In April she had only seen Harold at the university, but she had never met him or talked to him. She only knew him by sight. Her subconscious already knew that she was going to break up with Bill because Harold was the man who truly appealed to her. Erickson felt that the reason that she’d folded the piece of paper up and put it into her bag was that consciously she couldn’t stand facing that fact in April. But the amazing fact was that her subconscious already knew what was going to happen.

So, call it gut instinct or intuition, but my subconscious pushed me into working with Emma, when it would have been easier for me to have turned her down because of the severity of her problem. And I am so glad that I did because it soon transpired that I had two aces up my sleeve. Firstly, Emma was a fighter, with oceans of courage and the determination to beat the illness. Secondly, she was good in trance. This means that she had a natural ability to go into hypnosis, which meant that from our very first hypnosis session her subconscious mind was able to do the work that we needed to do, and to do it effectively. 

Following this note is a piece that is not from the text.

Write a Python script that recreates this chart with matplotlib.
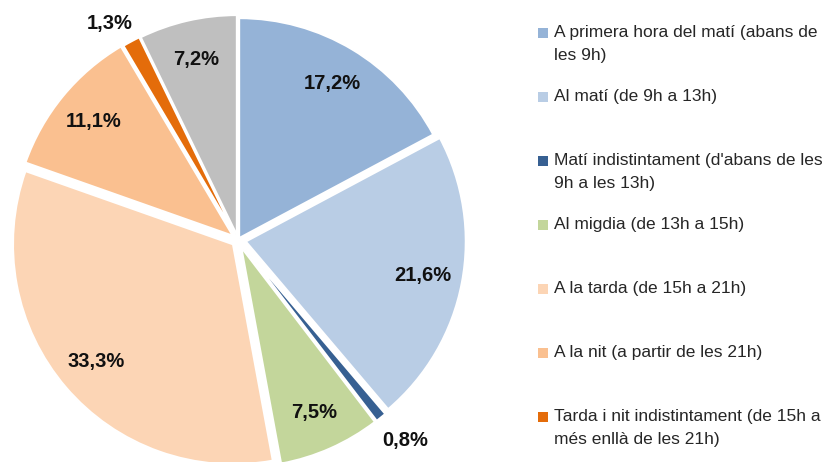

When she was ready to go into hypnosis, I asked Emma to gaze on her fingers and I gave her suggestions that her eyelids would start to feel heavy. Within a short time her eyes were closed and she was laid in my reclining chair in a state of deep relaxation. Her breathing was calm and regular, her body was supine and quite still. The speed with which she went into trance told me that she was one of the 25–30% of people who are naturally hypnotic (I call them ‘Number Ones’, for reasons which I’ll explain later). This meant that it was easy for her to enter a state of hypnosis and that she would be able to tap into the power of her subconscious mind in a deeper way than most people. I knew then that we had a good chance of working together to help her to stay alive.

In that first session I simply took Emma into trance and gave her post-hypnotic suggestions that after the session she would feel calm and at peace, that her subconscious would help her to let go of the pain, and that her body and mind would work together to help her to heal. Most importantly, I also asked her to visualise herself completely healed; to run a movie in her mind of how she wanted to be in the future, and to experience the feelings of how that would feel. This type of visualisation, called Positive Future Image Rehearsal (also known as Future Pacing), plants a seed of wellness in the subconscious and gives it something to work towards. If a person keeps imagining themselves how they want to be in the future, and if they regularly experience the feelings of how they want to be, their subconscious will create a journey to take them into that future state. Nowadays this concept has been popularised by the book and the movie The Secret.

When Emma came out of trance, she looked so different to how she had looked 30 minutes earlier. She looked lighter and she told me that she felt calmer than she had felt for months. She also felt optimistic that hypnotherapy might help her. I gave her one of my hypnotherapy recordings to play at home, she made an appointment to see me a week later and she departed, able to walk back down the stairs unaided.